Li, the deputy director at the Development Research Center of China’s State Council, penned an article in Sept 2011 predicting that there will be a major banking crisis in July or August this year caused by excessive local government debt or a housing bubble.Born in 1966 in south-central China’s Hunan province, Li graduated with a doctorate in economics from Hubei’s Huazhong University of Science and Technology in 1992. Mentored by some of the most famous economics professors in China, Li has worked as a researcher and professor, teaching classes at his alma mater Huazhong and the Chinese Academy of Social Sciences, as well as real estate companies, investment banks and property developers across the country.

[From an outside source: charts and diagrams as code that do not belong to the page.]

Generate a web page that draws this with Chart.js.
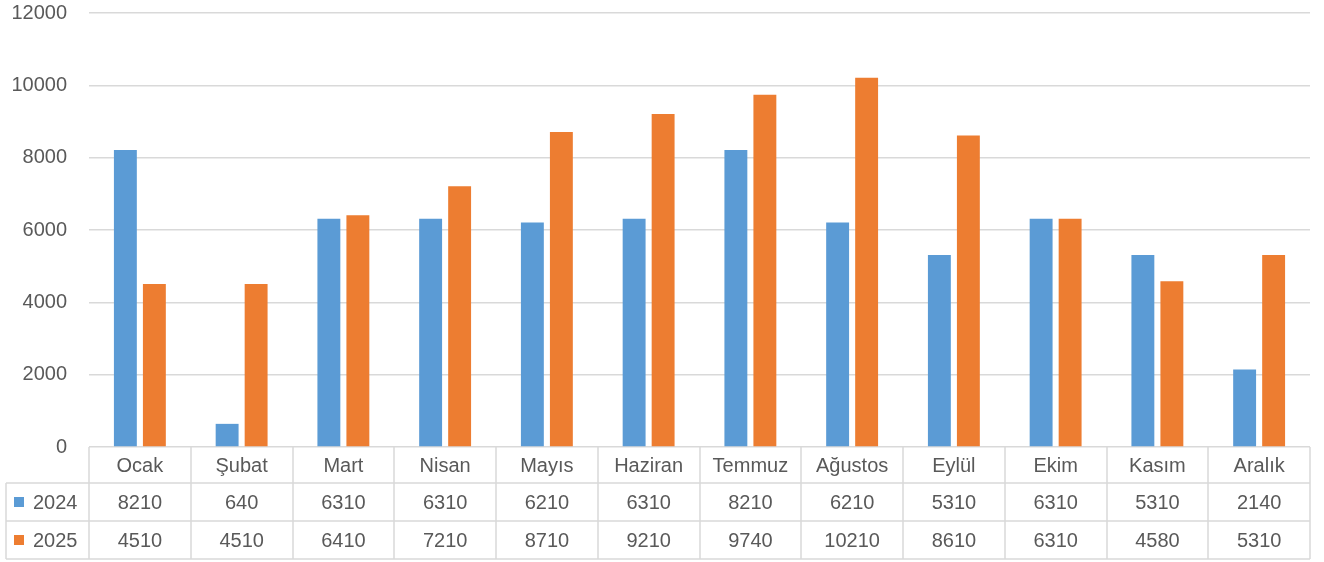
<!DOCTYPE html>
<html>
<head>
<meta charset="utf-8">
<script src="https://cdn.jsdelivr.net/npm/chart.js@4.4.1/dist/chart.umd.min.js"></script>
<style>
  html, body { margin: 0; padding: 0; background: #fff; }
  #wrap { width: 1324px; height: 562px; }
</style>
</head>
<body>
<div id="wrap"><canvas id="chart"></canvas></div>
<script>
// ---- data ----
const months = ['Ocak', 'Şubat', 'Mart', 'Nisan', 'Mayıs', 'Haziran', 'Temmuz', 'Ağustos', 'Eylül', 'Ekim', 'Kasım', 'Aralık'];
const values2024 = [8210, 640, 6310, 6310, 6210, 6310, 8210, 6210, 5310, 6310, 5310, 2140];
const values2025 = [4510, 4510, 6410, 7210, 8710, 9210, 9740, 10210, 8610, 6310, 4580, 5310];
const seriesNames = ['2024', '2025'];
const seriesColors = ['#5B9BD5', '#ED7D31'];

const textColor = '#595959';
const lineColor = '#d9d9d9';
const fontFamily = '"Liberation Sans", Arial, sans-serif';

// data table drawn under the plot, columns follow the x scale
const dataTable = {
  id: 'dataTable',
  afterDraw(chart) {
    const ctx = chart.ctx;
    const x = chart.scales.x;
    const top = chart.chartArea.bottom;
    const rows = [top, top + 36, top + 74, top + 112];
    const legendLeft = 6;

    ctx.save();
    ctx.strokeStyle = lineColor;
    ctx.lineWidth = 1.5;

    // horizontal lines
    ctx.beginPath();
    ctx.moveTo(legendLeft, rows[1]); ctx.lineTo(x.right, rows[1]);
    ctx.moveTo(legendLeft, rows[2]); ctx.lineTo(x.right, rows[2]);
    ctx.moveTo(legendLeft, rows[3]); ctx.lineTo(x.right, rows[3]);
    // vertical lines
    for (let i = 0; i <= months.length; i++) {
      const px = Math.round(x.getPixelForValue(i - 0.5));
      ctx.moveTo(px, rows[0]); ctx.lineTo(px, rows[3]);
    }
    ctx.moveTo(legendLeft, rows[1]); ctx.lineTo(legendLeft, rows[3]);
    ctx.stroke();

    ctx.fillStyle = textColor;
    ctx.font = '20px ' + fontFamily;
    ctx.textAlign = 'center';
    ctx.textBaseline = 'middle';
    const seriesData = [values2024, values2025];
    months.forEach((m, i) => {
      const cx = x.getPixelForValue(i);
      ctx.fillText(m, cx, (rows[0] + rows[1]) / 2 + 1);
      ctx.fillText(String(seriesData[0][i]), cx, (rows[1] + rows[2]) / 2 + 1);
      ctx.fillText(String(seriesData[1][i]), cx, (rows[2] + rows[3]) / 2 + 1);
    });

    // legend keys
    ctx.textAlign = 'left';
    seriesNames.forEach((name, s) => {
      const cy = (rows[s + 1] + rows[s + 2]) / 2;
      ctx.fillStyle = seriesColors[s];
      ctx.fillRect(14, cy - 5, 10, 10);
      ctx.fillStyle = textColor;
      ctx.fillText(name, 33, cy + 1);
    });
    ctx.restore();
  }
};

new Chart(document.getElementById('chart'), {
  type: 'bar',
  data: {
    labels: months,
    datasets: [
      { label: seriesNames[0], data: values2024, backgroundColor: seriesColors[0] },
      { label: seriesNames[1], data: values2025, backgroundColor: seriesColors[1] }
    ]
  },
  options: {
    responsive: true,
    maintainAspectRatio: false,
    animation: false,
    layout: { padding: { top: 13, right: 14, bottom: 115, left: 0 } },
    datasets: { bar: { categoryPercentage: 0.57, barPercentage: 0.79 } },
    plugins: {
      legend: { display: false },
      tooltip: { enabled: false }
    },
    scales: {
      x: { display: false },
      y: {
        min: 0,
        max: 12000,
        ticks: {
          stepSize: 2000,
          color: textColor,
          padding: 22,
          font: { family: fontFamily, size: 20 },
          callback: v => String(v)
        },
        grid: { color: lineColor, lineWidth: 1.5, drawTicks: false },
        border: { display: false },
        afterFit: scale => {
          scale.width = 89;
          scale.paddingTop = 0;
          scale.paddingBottom = 0;
        }
      }
    }
  },
  plugins: [dataTable]
});
</script>
</body>
</html>
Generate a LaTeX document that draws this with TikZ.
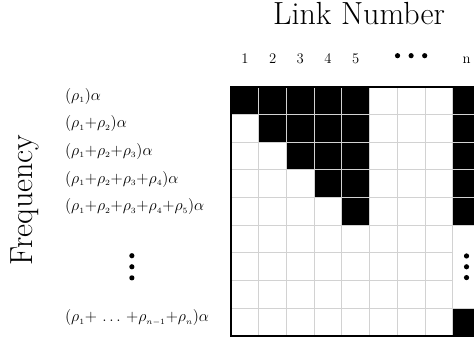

He has been involved in several major domestic and international research projects and published dozens of articles in major national newspapers. He has also been a leader of more than 20 major research reports for the State Council and penned more than 50 internal papers while working in the private sector. Over the years, his writings have won four China Development Research Awards.
Li said back in 2011 that property developers were experiencing worsening cash flow problems after their four main sources of funding — sales, credit, the capital market and trust financing — had all been on the decline or have hit bottlenecks. Despite having made a lot of money from China’s housing market in recent years, the developers believed they would not be able to hold on for much longer if conditions did not improve.
Housing prices will definitely take a dive, Li said, though it is not clear how far. It is possible that the new Chinese government, led by president Xi Jinping, could maintain tight controls to limit the drop to about 10%-20%, though Li did not rule out the possibility of a US-like collapse where property prices dropped by as much as 50% to nearly 100% in some cases.
Li’s astounding accuracy in predicting China’s economy has led to him earning the nickname “China’s most successful doomsayer.”